↓
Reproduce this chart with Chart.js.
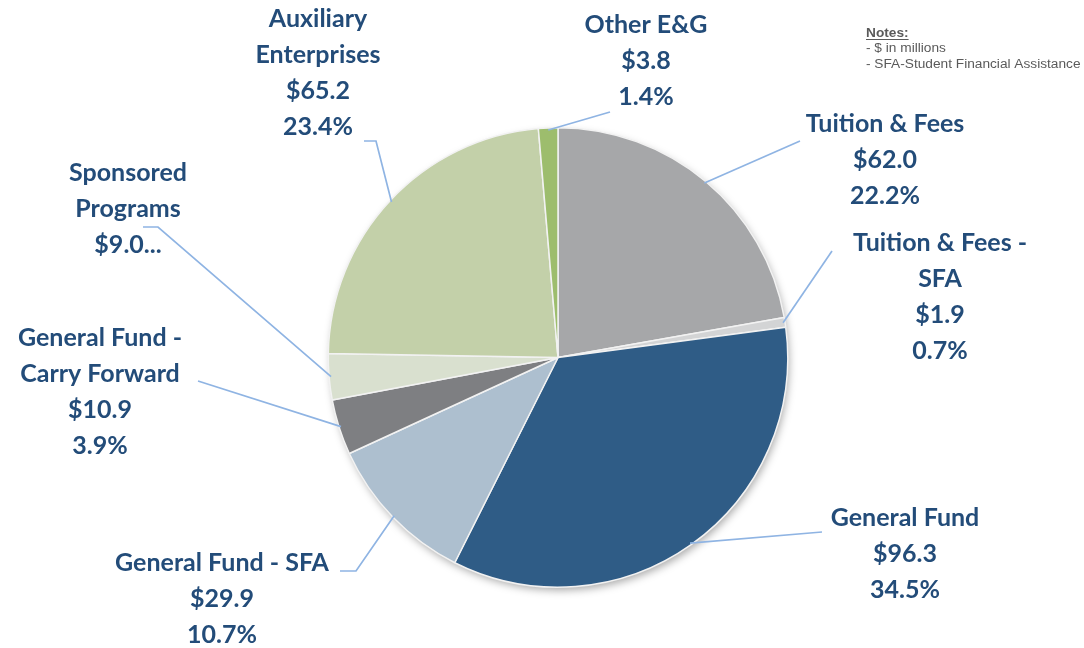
<!DOCTYPE html>
<html>
<head>
<meta charset="utf-8">
<script src="https://cdn.jsdelivr.net/npm/chart.js@4.4.1/dist/chart.umd.min.js"></script>
<style>
  html, body { margin: 0; padding: 0; background: #fff; }
  #wrap { width: 1084px; height: 648px; position: relative; }
</style>
</head>
<body>
<div id="wrap"><canvas id="pie" width="1084" height="648"></canvas></div>
<script>
// data, clockwise from 12 o'clock
const categories = ['Tuition & Fees', 'Tuition & Fees - SFA', 'General Fund', 'General Fund - SFA',
  'General Fund - Carry Forward', 'Sponsored Programs', 'Auxiliary Enterprises', 'Other E&G'];
const amounts = [62.0, 1.9, 96.3, 29.9, 10.9, 9.0, 65.2, 3.8];
const percentLabels = ['22.2%', '0.7%', '34.5%', '10.7%', '3.9%', '', '23.4%', '1.4%'];
const valueLabels = ['$62.0', '$1.9', '$96.3', '$29.9', '$10.9', '$9.0...', '$65.2', '$3.8'];
const nameLines = [
  ['Tuition & Fees'], ['Tuition & Fees -', 'SFA'], ['General Fund'], ['General Fund - SFA'],
  ['General Fund -', 'Carry Forward'], ['Sponsored', 'Programs'], ['Auxiliary', 'Enterprises'], ['Other E&G']
];
const sliceColors = ['#a6a7a9', '#d3d4d5', '#2f5c86', '#adbfcf', '#7e7f82', '#d9e0cf', '#c3d0a9', '#9dbd6d'];

// label layout: text centre x, first line middle y, leader end point, optional elbow
const labelPos = [
  { x: 885, y: 124, end: [800, 141] },
  { x: 940, y: 243, end: [832, 251] },
  { x: 905, y: 518, end: [822, 532] },
  { x: 222, y: 563, end: [340, 571], elbow: [356, 571] },
  { x: 100, y: 338, end: [198, 381] },
  { x: 128, y: 173, end: [143, 227], elbow: [158, 227] },
  { x: 318, y: 19, end: [364, 141], elbow: [376, 141] },
  { x: 646, y: 25, end: [610, 112] }
];

const TEXT_COLOR = '#234c79';
const LINE_COLOR = '#8fb4e3';
const LINE_H = 36;

const shadowPlugin = {
  id: 'pieShadow',
  beforeDatasetsDraw(chart) {
    const arc = chart.getDatasetMeta(0).data[0];
    if (!arc) return;
    const ctx = chart.ctx;
    ctx.save();
    ctx.shadowColor = 'rgba(0,0,0,0.35)';
    ctx.shadowBlur = 8;
    ctx.shadowOffsetX = 2;
    ctx.shadowOffsetY = 4;
    ctx.fillStyle = '#fff';
    ctx.beginPath();
    ctx.arc(arc.x, arc.y, arc.outerRadius - 1, 0, Math.PI * 2);
    ctx.fill();
    ctx.restore();
  }
};

const labelPlugin = {
  id: 'calloutLabels',
  afterDatasetsDraw(chart) {
    const ctx = chart.ctx;
    const meta = chart.getDatasetMeta(0);
    ctx.save();
    meta.data.forEach((arc, i) => {
      const p = labelPos[i];
      const mid = (arc.startAngle + arc.endAngle) / 2;
      const r = arc.outerRadius - 2;
      const sx = arc.x + Math.cos(mid) * r;
      const sy = arc.y + Math.sin(mid) * r;

      ctx.strokeStyle = LINE_COLOR;
      ctx.lineWidth = 1.7;
      ctx.beginPath();
      ctx.moveTo(sx, sy);
      if (p.elbow) ctx.lineTo(p.elbow[0], p.elbow[1]);
      ctx.lineTo(p.end[0], p.end[1]);
      ctx.stroke();

      const lines = nameLines[i].concat([valueLabels[i]]);
      if (percentLabels[i]) lines.push(percentLabels[i]);
      ctx.fillStyle = TEXT_COLOR;
      ctx.font = 'bold 25px Lato, "Open Sans", sans-serif';
      ctx.textAlign = 'center';
      ctx.textBaseline = 'middle';
      lines.forEach((t, k) => ctx.fillText(t, p.x, p.y + k * LINE_H));
    });

    // notes block
    ctx.fillStyle = '#5a5a5a';
    ctx.textAlign = 'left';
    ctx.textBaseline = 'alphabetic';
    ctx.font = 'bold 13.7px "Liberation Sans", Arial, sans-serif';
    ctx.fillText('Notes:', 866, 37);
    const w = ctx.measureText('Notes:').width;
    ctx.fillRect(866, 39, w, 1);
    ctx.font = '13.7px "Liberation Sans", Arial, sans-serif';
    ctx.fillText('- $ in millions', 866, 52);
    ctx.fillText('- SFA-Student Financial Assistance', 866, 68);
    ctx.restore();
  }
};

new Chart(document.getElementById('pie'), {
  type: 'pie',
  data: {
    labels: categories,
    datasets: [{
      data: amounts,
      backgroundColor: sliceColors,
      borderColor: '#f2f2f2',
      borderWidth: 1.5
    }]
  },
  options: {
    responsive: false,
    animation: false,
    layout: { padding: { top: 127, bottom: 60, left: 327, right: 295 } },
    plugins: {
      legend: { display: false },
      tooltip: { enabled: false }
    }
  },
  plugins: [shadowPlugin, labelPlugin]
});
</script>
</body>
</html>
↑
Exercise description: Write the lines above out again exactly, without any of their pictures.

Exercise solution:
Reproduce this chart with Chart.js.
<!DOCTYPE html>
<html>
<head>
<meta charset="utf-8">
<script src="https://cdn.jsdelivr.net/npm/chart.js@4.4.1/dist/chart.umd.min.js"></script>
<style>
  html, body { margin: 0; padding: 0; background: #fff; }
  #wrap { width: 1084px; height: 648px; position: relative; }
</style>
</head>
<body>
<div id="wrap"><canvas id="pie" width="1084" height="648"></canvas></div>
<script>
// data, clockwise from 12 o'clock
const categories = ['Tuition & Fees', 'Tuition & Fees - SFA', 'General Fund', 'General Fund - SFA',
  'General Fund - Carry Forward', 'Sponsored Programs', 'Auxiliary Enterprises', 'Other E&G'];
const amounts = [62.0, 1.9, 96.3, 29.9, 10.9, 9.0, 65.2, 3.8];
const percentLabels = ['22.2%', '0.7%', '34.5%', '10.7%', '3.9%', '', '23.4%', '1.4%'];
const valueLabels = ['$62.0', '$1.9', '$96.3', '$29.9', '$10.9', '$9.0...', '$65.2', '$3.8'];
const nameLines = [
  ['Tuition & Fees'], ['Tuition & Fees -', 'SFA'], ['General Fund'], ['General Fund - SFA'],
  ['General Fund -', 'Carry Forward'], ['Sponsored', 'Programs'], ['Auxiliary', 'Enterprises'], ['Other E&G']
];
const sliceColors = ['#a6a7a9', '#d3d4d5', '#2f5c86', '#adbfcf', '#7e7f82', '#d9e0cf', '#c3d0a9', '#9dbd6d'];

// label layout: text centre x, first line middle y, leader end point, optional elbow
const labelPos = [
  { x: 885, y: 124, end: [800, 141] },
  { x: 940, y: 243, end: [832, 251] },
  { x: 905, y: 518, end: [822, 532] },
  { x: 222, y: 563, end: [340, 571], elbow: [356, 571] },
  { x: 100, y: 338, end: [198, 381] },
  { x: 128, y: 173, end: [143, 227], elbow: [158, 227] },
  { x: 318, y: 19, end: [364, 141], elbow: [376, 141] },
  { x: 646, y: 25, end: [610, 112] }
];

const TEXT_COLOR = '#234c79';
const LINE_COLOR = '#8fb4e3';
const LINE_H = 36;

const shadowPlugin = {
  id: 'pieShadow',
  beforeDatasetsDraw(chart) {
    const arc = chart.getDatasetMeta(0).data[0];
    if (!arc) return;
    const ctx = chart.ctx;
    ctx.save();
    ctx.shadowColor = 'rgba(0,0,0,0.35)';
    ctx.shadowBlur = 8;
    ctx.shadowOffsetX = 2;
    ctx.shadowOffsetY = 4;
    ctx.fillStyle = '#fff';
    ctx.beginPath();
    ctx.arc(arc.x, arc.y, arc.outerRadius - 1, 0, Math.PI * 2);
    ctx.fill();
    ctx.restore();
  }
};

const labelPlugin = {
  id: 'calloutLabels',
  afterDatasetsDraw(chart) {
    const ctx = chart.ctx;
    const meta = chart.getDatasetMeta(0);
    ctx.save();
    meta.data.forEach((arc, i) => {
      const p = labelPos[i];
      const mid = (arc.startAngle + arc.endAngle) / 2;
      const r = arc.outerRadius - 2;
      const sx = arc.x + Math.cos(mid) * r;
      const sy = arc.y + Math.sin(mid) * r;

      ctx.strokeStyle = LINE_COLOR;
      ctx.lineWidth = 1.7;
      ctx.beginPath();
      ctx.moveTo(sx, sy);
      if (p.elbow) ctx.lineTo(p.elbow[0], p.elbow[1]);
      ctx.lineTo(p.end[0], p.end[1]);
      ctx.stroke();

      const lines = nameLines[i].concat([valueLabels[i]]);
      if (percentLabels[i]) lines.push(percentLabels[i]);
      ctx.fillStyle = TEXT_COLOR;
      ctx.font = 'bold 25px Lato, "Open Sans", sans-serif';
      ctx.textAlign = 'center';
      ctx.textBaseline = 'middle';
      lines.forEach((t, k) => ctx.fillText(t, p.x, p.y + k * LINE_H));
    });

    // notes block
    ctx.fillStyle = '#5a5a5a';
    ctx.textAlign = 'left';
    ctx.textBaseline = 'alphabetic';
    ctx.font = 'bold 13.7px "Liberation Sans", Arial, sans-serif';
    ctx.fillText('Notes:', 866, 37);
    const w = ctx.measureText('Notes:').width;
    ctx.fillRect(866, 39, w, 1);
    ctx.font = '13.7px "Liberation Sans", Arial, sans-serif';
    ctx.fillText('- $ in millions', 866, 52);
    ctx.fillText('- SFA-Student Financial Assistance', 866, 68);
    ctx.restore();
  }
};

new Chart(document.getElementById('pie'), {
  type: 'pie',
  data: {
    labels: categories,
    datasets: [{
      data: amounts,
      backgroundColor: sliceColors,
      borderColor: '#f2f2f2',
      borderWidth: 1.5
    }]
  },
  options: {
    responsive: false,
    animation: false,
    layout: { padding: { top: 127, bottom: 60, left: 327, right: 295 } },
    plugins: {
      legend: { display: false },
      tooltip: { enabled: false }
    }
  },
  plugins: [shadowPlugin, labelPlugin]
});
</script>
</body>
</html>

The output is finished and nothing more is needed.